Plusieurs recommandations ont été formulées. On retiendra celle relative à la stratégie qui consiste à définir des objectifs de coopération réalistes, en tenant compte des risques et de leur probabilité d’occurrence ainsi que des ressources disponibles pour piloter, mettre en œuvre et suivre les interventions. Il faudra faire en sorte que certaines provinces du pays ne soient pas « orphelines » de l’aide extérieure et dans les provinces bénéficiant des appuis de l’UE, chercher le plus de synergies possibles entre les différentes interventions sectorielles de manière à optimiser les impacts de l’aide sur un territoire donné et accorder davantage de place aux dispositifs (enquêtes statistiques, études et recherches socio-économiques, processus de formulation des programmes…) qui permettent d’approfondir les logiques d’intervention et d’apprécier les impacts obtenus.

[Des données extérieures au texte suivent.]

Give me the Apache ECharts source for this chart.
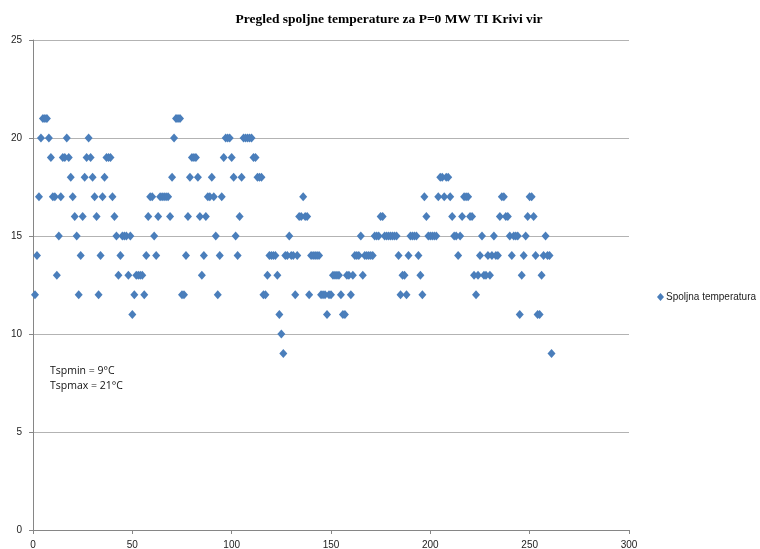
<!DOCTYPE html>
<html>
<head>
<meta charset="utf-8">
<script src="https://cdn.jsdelivr.net/npm/echarts@6/dist/echarts.min.js"></script>
<style>html,body{margin:0;padding:0;background:#fff}#c{width:760px;height:549px}</style>
</head>
<body>
<div id="c"></div>
<script>
var titleText = 'Pregled spoljne temperature za P=0 MW TI Krivi vir';
var seriesName = 'Spoljna temperatura';
var noteLines = ['Tspmin = 9°C', 'Tspmax = 21°C'];
var xTicks = [0, 50, 100, 150, 200, 250, 300];
var yTicks = [0, 5, 10, 15, 20, 25];
var dayIndex = [];
for (var i = 1; i <= 261; i++) dayIndex.push(i);
var temperature = [
12,14,17,20,21,21,21,20,19,17, 17,13,15,17,19,19,20,19,18,17,
16,15,12,14,16,18,19,20,19,18, 17,16,12,14,17,18,19,19,19,17,
16,15,13,14,15,15,15,13,15,11, 12,13,13,13,13,12,14,16,17,17,
15,14,16,17,17,17,17,17,16,18, 20,21,21,21,12,12,14,16,18,19,
19,19,18,16,13,14,16,17,17,18, 17,15,12,14,17,19,20,20,20,19,
18,15,14,16,18,20,20,20,20,20, 19,19,18,18,18,12,12,13,14,14,
14,14,13,11,10,9,14,14,15,14, 14,12,14,16,16,17,16,16,12,14,
14,14,14,14,12,12,12,11,12,12, 13,13,13,13,12,11,11,13,13,12,
13,14,14,14,15,13,14,14,14,14, 14,15,15,15,16,16,15,15,15,15,
15,15,15,14,12,13,13,12,14,15, 15,15,15,14,13,12,17,16,15,15,
15,15,15,17,18,18,17,18,18,17, 16,15,15,14,15,16,17,17,17,16,
16,13,12,13,14,15,13,13,14,13, 14,15,14,14,16,17,17,16,16,15,
14,15,15,15,11,13,14,15,16,17, 17,16,14,11,11,13,14,15,14,14,
9
];
var pts = dayIndex.map(function(d, k){ return [d, temperature[k]]; });

var chart = echarts.init(document.getElementById('c'), null, {renderer: 'canvas'});
chart.setOption({
  animation: false,
  backgroundColor: '#ffffff',
  title: {
    text: titleText, left: 384, top: 8, textAlign: 'center',
    textStyle: {fontFamily: 'Liberation Serif', fontWeight: 'bold', fontSize: 13.5, color: '#000'}
  },
  legend: {
    data: [seriesName], left: 652, top: 287, orient: 'vertical',
    icon: 'diamond', itemWidth: 7, itemHeight: 8, itemGap: 4,
    textStyle: {fontFamily: 'Liberation Sans', fontSize: 10, color: '#222', padding: [0,0,0,-3]}
  },
  grid: {left: 33, top: 40, right: 131, bottom: 19, containLabel: false, outerBoundsMode: 'none'},
  xAxis: {
    type: 'value', min: 0, max: 300, interval: 50,
    axisLine: {show: true, lineStyle: {color: '#868686', width: 1}},
    axisTick: {show: true, length: 4, lineStyle: {color: '#868686'}},
    axisLabel: {fontFamily: 'Liberation Sans', fontSize: 10, color: '#222', margin: 10},
    splitLine: {show: false}
  },
  yAxis: {
    type: 'value', min: 0, max: 25, interval: 5,
    axisLine: {show: true, lineStyle: {color: '#868686', width: 1}},
    axisTick: {show: true, length: 4, lineStyle: {color: '#868686'}},
    axisLabel: {fontFamily: 'Liberation Sans', fontSize: 10, color: '#222', margin: 11},
    splitLine: {show: true, lineStyle: {color: '#b3b3b3', width: 1}}
  },
  graphic: [
    {type: 'text', left: 50, top: 364, style: {text: noteLines.join('\n'), fontFamily: 'Open Sans', fontSize: 10.5, lineHeight: 15, fill: '#111'}}
  ],
  series: [{
    name: seriesName, type: 'scatter', data: pts,
    symbol: 'diamond', symbolSize: [8, 9],
    itemStyle: {color: '#4a7ebb', opacity: 1}
  }]
});
</script>
</body>
</html>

Pour rappel, la coopération officielle de l’UE avec la RDC avait été suspendue entre 1992 et 2002. Pendant cette période, elle s’est limitée à une action via les ONG. Le programme indicatif nation (PIN) 9ème FED a été signé en septembre 2003. La fonction et les services de l’ordonnateur national ont été remis en place en 2004 et le PIN 10ème FED a été conclu en octobre 2008.Les Accords de Cotonou, signés le 23 juin 2000 pour une période de vingt ans révisables tous les cinq ans sont le fondement de la coopération de l’Union européenne avec les pays d’Afrique, des Caraïbes et du Pacifique (ACP). Révisés en 2005, ils prévoient une enveloppe globale de 22,682 milliards d’euros dans le cadre du 10ème FED pour la période 2008-2013.